Tiré du site d’Alternatives.
Il a été financé par pas moins de 3 800 Colombiens « ordinaires », avec une forme de socio-financement haut de gamme. Mais depuis, rien ne va plus pour ce fier projet de 405 appartements, 117 bureaux, 32 magasins et un hôtel de 364 chambres. Le mode de financement, considéré comme unique au monde, a viré en désastre. Le promoteur a fait faillite et l’édifice, inachevé pour on ne sait combien de temps encore, fait planer son ombre triste et obèse sur la ville.
Si on veut vraiment bâtir un de ces projets pharaoniques et en mettre plein les yeux, mieux vaut adopter la combinaison idéale : avoir des promoteurs riches à craquer et bâtir dans un régime autoritaire qui peut aplanir tous les obstacles.
Ce qui a été le cas avec le Burj Khalifa à Dubaï qui écrase toute concurrence, avec ses 163 étages et ses 828 mètres de haut. Cet édifice dépasse de plus de 300 mètres le deuxième plus haut gratte-ciel au monde. On aurait alors pu penser qu’il mettrait le point final à cette ambition folle de toujours voir plus haut.
Il fallait cependant compter sur l’orgueil humain pour bâtir encore mieux. L’Arabie saoudite est en train d’ériger la Jeddah Tower, qui sera d’un kilomètre de haut, avec deux cents étages. Faudra-t-il attendre que tout s’écroule un jour pour arrêter cette course ?

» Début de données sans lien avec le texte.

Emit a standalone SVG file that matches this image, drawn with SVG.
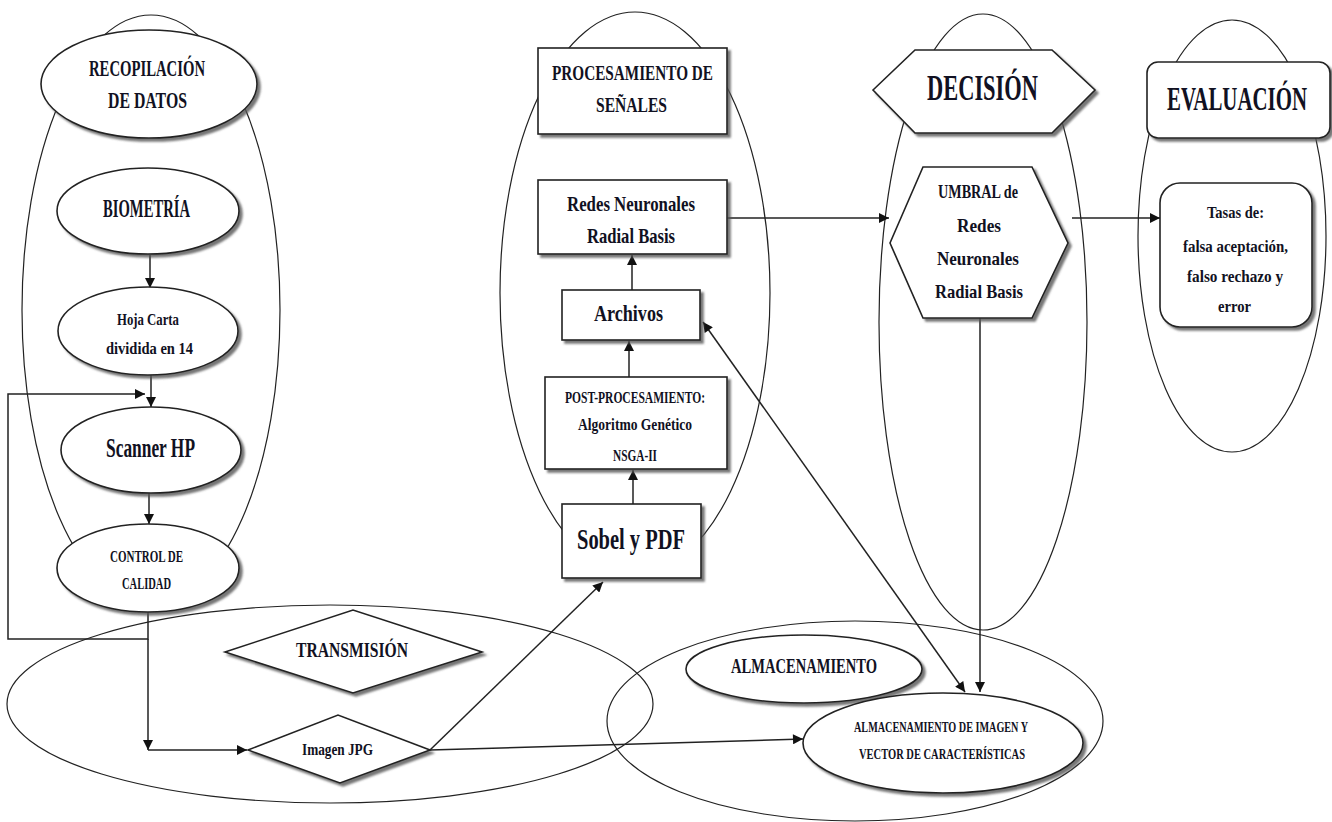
<svg xmlns="http://www.w3.org/2000/svg" width="1332" height="822" viewBox="0 0 1332 822">
<style>
.grp{fill:none;stroke:#222;stroke-width:1.2}
.nd{fill:#fff;stroke:#222;stroke-width:1.6;filter:url(#sh)}
.c{fill:none;stroke:#222;stroke-width:1.5}
text{font-family:"Liberation Serif","DejaVu Serif",serif;font-weight:bold;fill:#111122;text-anchor:middle}
</style>
<defs>
<filter id="sh" x="-10%" y="-10%" width="125%" height="130%">
<feDropShadow dx="3" dy="3" stdDeviation="1" flood-color="#555" flood-opacity="0.8"/>
</filter>
<marker id="ar" viewBox="0 0 10 10" refX="10" refY="5" markerWidth="11" markerHeight="10" markerUnits="userSpaceOnUse" orient="auto-start-reverse">
<path d="M0,0 L10,5 L0,10 Z" fill="#111"/>
</marker>
</defs>
<rect width="1332" height="822" fill="#fff"/>
<g id="groups">
<ellipse class="grp" cx="151" cy="310" rx="129" ry="295"/>
<ellipse class="grp" cx="635" cy="293" rx="135" ry="281"/>
<ellipse class="grp" cx="983" cy="322" rx="104" ry="308"/>
<ellipse class="grp" cx="1232" cy="236" rx="94" ry="216"/>
<ellipse class="grp" cx="330" cy="704" rx="323" ry="99"/>
<ellipse class="grp" cx="855" cy="721" rx="248" ry="100"/>
</g>
<g id="connectors">
<path class="c" d="M150,255 L150,288" marker-end="url(#ar)"/>
<path class="c" d="M151,375 L151,407" marker-end="url(#ar)"/>
<path class="c" d="M149,493 L149,524" marker-end="url(#ar)"/>
<path class="c" d="M148,612 L148,639 L8,639 L8,394 L145,394" marker-end="url(#ar)"/>
<path class="c" d="M148,639 L148,750" marker-end="url(#ar)"/>
<path class="c" d="M148,750 L247,750" marker-end="url(#ar)"/>
<path class="c" d="M430,750 L603,582" marker-end="url(#ar)"/>
<path class="c" d="M430,750 L803,739" marker-end="url(#ar)"/>
<path class="c" d="M633,504 L633,470" marker-end="url(#ar)"/>
<path class="c" d="M629,377 L629,341" marker-end="url(#ar)"/>
<path class="c" d="M632,290 L632,255" marker-end="url(#ar)"/>
<path class="c" d="M727,218 L889,218" marker-end="url(#ar)"/>
<path class="c" d="M1072,218 L1160,218" marker-end="url(#ar)"/>
<path class="c" d="M980,318 L980,692" marker-end="url(#ar)"/>
<path class="c" d="M703,322 L965,692" marker-start="url(#ar)" marker-end="url(#ar)"/>
</g>
<g id="recopilacion">
<ellipse class="nd" cx="149" cy="84" rx="108" ry="54"/>
<text x="147" y="76" font-size="23" textLength="116" lengthAdjust="spacingAndGlyphs">RECOPILACIÓN</text>
<text x="147.5" y="108" font-size="23" textLength="79" lengthAdjust="spacingAndGlyphs">DE DATOS</text>
</g>
<g id="biometria">
<ellipse class="nd" cx="148" cy="211" rx="91" ry="43"/>
<text x="146.5" y="217" font-size="25" textLength="87" lengthAdjust="spacingAndGlyphs">BIOMETRÍA</text>
</g>
<g id="hoja">
<ellipse class="nd" cx="148" cy="331" rx="90" ry="44"/>
<text x="148" y="325" font-size="17" textLength="62" lengthAdjust="spacingAndGlyphs">Hoja Carta</text>
<text x="149.5" y="354" font-size="17" textLength="87" lengthAdjust="spacingAndGlyphs">dividida en 14</text>
</g>
<g id="scanner">
<ellipse class="nd" cx="151" cy="450" rx="90" ry="43"/>
<text x="150.5" y="457" font-size="27" textLength="89" lengthAdjust="spacingAndGlyphs">Scanner HP</text>
</g>
<g id="control">
<ellipse class="nd" cx="148" cy="568" rx="91" ry="44"/>
<text x="146.5" y="562" font-size="16" textLength="73" lengthAdjust="spacingAndGlyphs">CONTROL DE</text>
<text x="146.5" y="589" font-size="16" textLength="49" lengthAdjust="spacingAndGlyphs">CALIDAD</text>
</g>
<g id="procesamiento">
<rect class="nd" x="538" y="48" width="189" height="86"/>
<text x="632.5" y="80" font-size="22" textLength="161" lengthAdjust="spacingAndGlyphs">PROCESAMIENTO DE</text>
<text x="631.5" y="112" font-size="22" textLength="71" lengthAdjust="spacingAndGlyphs">SEÑALES</text>
</g>
<g id="redes">
<rect class="nd" x="538" y="180" width="189" height="74"/>
<text x="631" y="211" font-size="22" textLength="128" lengthAdjust="spacingAndGlyphs">Redes Neuronales</text>
<text x="631" y="243" font-size="22" textLength="88" lengthAdjust="spacingAndGlyphs">Radial Basis</text>
</g>
<g id="archivos">
<rect class="nd" x="562" y="290" width="138" height="50"/>
<text x="628.5" y="321" font-size="23" textLength="69" lengthAdjust="spacingAndGlyphs">Archivos</text>
</g>
<g id="post">
<rect class="nd" x="545" y="377" width="182" height="92"/>
<text x="635" y="403" font-size="16" textLength="140" lengthAdjust="spacingAndGlyphs">POST-PROCESAMIENTO:</text>
<text x="635" y="430" font-size="16" textLength="114" lengthAdjust="spacingAndGlyphs">Algoritmo Genético</text>
<text x="635" y="461" font-size="16" textLength="44" lengthAdjust="spacingAndGlyphs">NSGA-II</text>
</g>
<g id="sobel">
<rect class="nd" x="562" y="504" width="139" height="74"/>
<text x="631" y="549" font-size="29" textLength="108" lengthAdjust="spacingAndGlyphs">Sobel y PDF</text>
</g>
<g id="decision">
<polygon class="nd" points="873,90 915,50 1052,50 1095,90 1052,133 915,133"/>
<text x="982.5" y="100" font-size="36" textLength="111" lengthAdjust="spacingAndGlyphs">DECISIÓN</text>
</g>
<g id="umbral">
<polygon class="nd" points="890,243 923,167 1032,167 1068,243 1032,318 923,318"/>
<text x="978" y="198" font-size="19" textLength="80" lengthAdjust="spacingAndGlyphs">UMBRAL de</text>
<text x="979" y="232" font-size="19" textLength="44" lengthAdjust="spacingAndGlyphs">Redes</text>
<text x="978" y="265" font-size="19" textLength="82" lengthAdjust="spacingAndGlyphs">Neuronales</text>
<text x="979" y="298" font-size="19" textLength="88" lengthAdjust="spacingAndGlyphs">Radial Basis</text>
</g>
<g id="evaluacion">
<rect class="nd" x="1147" y="62" width="183" height="76" rx="11"/>
<text x="1237" y="110" font-size="33" textLength="140" lengthAdjust="spacingAndGlyphs">EVALUACIÓN</text>
</g>
<g id="tasas">
<rect class="nd" x="1160" y="183" width="152" height="144" rx="20"/>
<text x="1235.5" y="218" font-size="17" textLength="57" lengthAdjust="spacingAndGlyphs">Tasas de:</text>
<text x="1235.5" y="252" font-size="17" textLength="105" lengthAdjust="spacingAndGlyphs">falsa aceptación,</text>
<text x="1235" y="282" font-size="17" textLength="96" lengthAdjust="spacingAndGlyphs">falso rechazo y</text>
<text x="1234.5" y="312" font-size="17" textLength="33" lengthAdjust="spacingAndGlyphs">error</text>
</g>
<g id="transmision">
<polygon class="nd" points="225,652 353,610 482,652 353,693"/>
<text x="352" y="657" font-size="21" textLength="112" lengthAdjust="spacingAndGlyphs">TRANSMISIÓN</text>
</g>
<g id="imagen">
<polygon class="nd" points="248,750 338,715 430,750 340,783"/>
<text x="337.5" y="755" font-size="16" textLength="71" lengthAdjust="spacingAndGlyphs">Imagen JPG</text>
</g>
<g id="almacenamiento">
<ellipse class="nd" cx="804" cy="669" rx="118" ry="34"/>
<text x="804" y="673" font-size="22" textLength="146" lengthAdjust="spacingAndGlyphs">ALMACENAMIENTO</text>
</g>
<g id="almac-imagen">
<ellipse class="nd" cx="943" cy="743" rx="140" ry="50"/>
<text x="941" y="732" font-size="15" textLength="174" lengthAdjust="spacingAndGlyphs">ALMACENAMIENTO DE IMAGEN Y</text>
<text x="942" y="759" font-size="15" textLength="166" lengthAdjust="spacingAndGlyphs">VECTOR DE CARACTERÍSTICAS</text>
</g>
</svg>
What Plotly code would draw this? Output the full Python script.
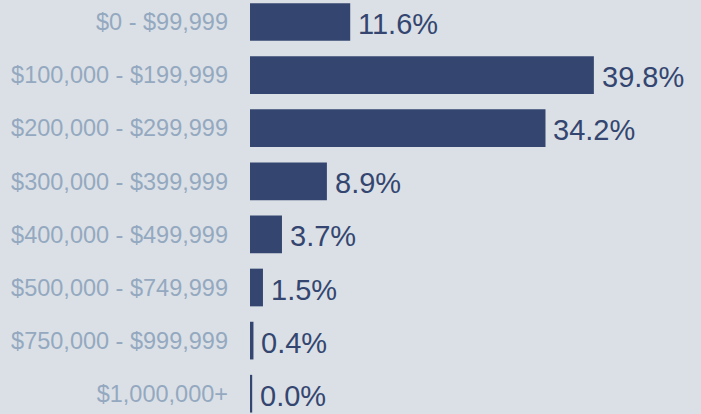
import plotly.graph_objects as go

categories = ["$0 - $99,999", "$100,000 - $199,999", "$200,000 - $299,999",
              "$300,000 - $399,999", "$400,000 - $499,999", "$500,000 - $749,999",
              "$750,000 - $999,999", "$1,000,000+"]
percents = [11.6, 39.8, 34.2, 8.9, 3.7, 1.5, 0.4, 0.0]

NAVY = "#34466f"
LABEL = "#94a9bf"
BG = "#dbe0e7"
FONT = "Liberation Sans, Arial, sans-serif"

W, H = 701, 414
ML = 250
px_per_pct = 8.64
xmax = (W - ML) / px_per_pct
min_vis = 2.2 / px_per_pct  # minimum visible stub for tiny values
shown = [max(v, min_vis) for v in percents]

row0, step = 22.0, 53.1
ytop = -row0 / step
ybot = (H - row0) / step

fig = go.Figure(go.Bar(
    x=shown, y=list(range(len(categories))), orientation="h",
    marker=dict(color=NAVY, line=dict(width=0)),
    hoverinfo="skip",
))

for i, v in enumerate(percents):
    fig.add_annotation(x=shown[i], y=i, xref="x", yref="y",
                       text=f"{v:.1f}%", showarrow=False,
                       xanchor="left", yanchor="middle", xshift=6, yshift=-2,
                       font=dict(family=FONT, size=29, color=NAVY))

fig.update_layout(
    width=W, height=H,
    margin=dict(l=ML, r=0, t=0, b=0, autoexpand=False),
    paper_bgcolor=BG, plot_bgcolor=BG,
    bargap=0.29, showlegend=False,
    xaxis=dict(range=[0, xmax], visible=False),
    yaxis=dict(range=[ybot, ytop], tickmode="array", automargin=False,
               tickvals=list(range(len(categories))), ticktext=categories,
               showgrid=False, zeroline=False, showline=False, ticks="",
               ticklabelstandoff=21,
               tickfont=dict(family=FONT, size=23.5, color=LABEL)),
)

fig.write_html("out.html", config={"displayModeBar": False},
               post_script="document.body.style.margin='0';")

Au Québec, nous avons les ambitions beaucoup plus modestes. Mais des promoteurs ont tout de même dans leurs cartons trois gros projets qu’ils cherchent à imposer aux Québécois, qui ne leur ont pourtant rien demandé. Des projets inutiles, mégalomanes, nuisibles et encombrants, si je puis me permettre.
Le Phare à Québec sera une tour de 65 étages — dans une zone où la hauteur des constructions est limitée à 28 étages — avec « avec bureaux, condos, appartements, résidence pour aîné·es, commerces, restaurants, hôtel, garderie », nous disent les promoteurs. Et qui fera l’effet d’une tour Montparnasse dans le superbe paysage de Québec, un monstre banal de métal et de verre, hérissé dans la plaine et qu’on ne parviendra pas à éviter du regard.
À Montréal, le Royalmount prévoit 6 tours de bureaux, des commerces, des restaurants, 5 hôtels, 2 salles de spectacle, 1 cinéma, un parc aquatique, un aquarium… et 8000 places de stationnement. Il cannibalisera les autres lieux qui offrent de semblables services. Il attirera le public par son effet de mode, rendant obsolètes les modèles moins performants de centres commerciaux. Ainsi, le centre commercial lui-même entre dans le jeu de la pure consommation : il faut du nouveau, de l’inédit, comme on achète le dernier gadget électronique en vogue. Mais cette logique se révèle désastreuse et profondément inadaptée à l’ère des dérèglements climatiques.
Maestria, au centre-ville de Montréal, se limite à offrir des condos, mais pas n’importe lesquels. Ils se situeront dans deux très hautes tours, dont l’une de 58 étages, sera la plus haute en ville. Il s’agit d’appartements de grand luxe, avec gigantesque salle d’entraînement, piscines extérieure et intérieure, circuit thermal de bain et spa, golf virtuel, et surtout, sans la gênante fréquentation de logements sociaux.
On peut se demander ce qui motive les promoteurs qui ont de telles ambitions : la folie des grandeurs, la cupidité ? Chose certaine, ces projets vont à l’encontre de tout ce qu’il faut pour la ville du XXIe siècle : des quartiers verts et chaleureux, à échelle humaine, favorisant les déplacements en transports actifs, avec de la diversité, des commerces de proximité, des écoles, des parcs.
Fort heureusement, le Québec n’est ni la Colombie, ni une monarchie pétrolière (bien que nous n’ayons peu de leçons à donner). Et chacun de ces projets fait face à une forte opposition, essentielle à soutenir. Mais ils profitent hélas de puissantes pressions pour qu’ils aboutissent. Il se joue ainsi une véritable bataille du développement. Le pire serait de subir ces trois gigantesques erreurs.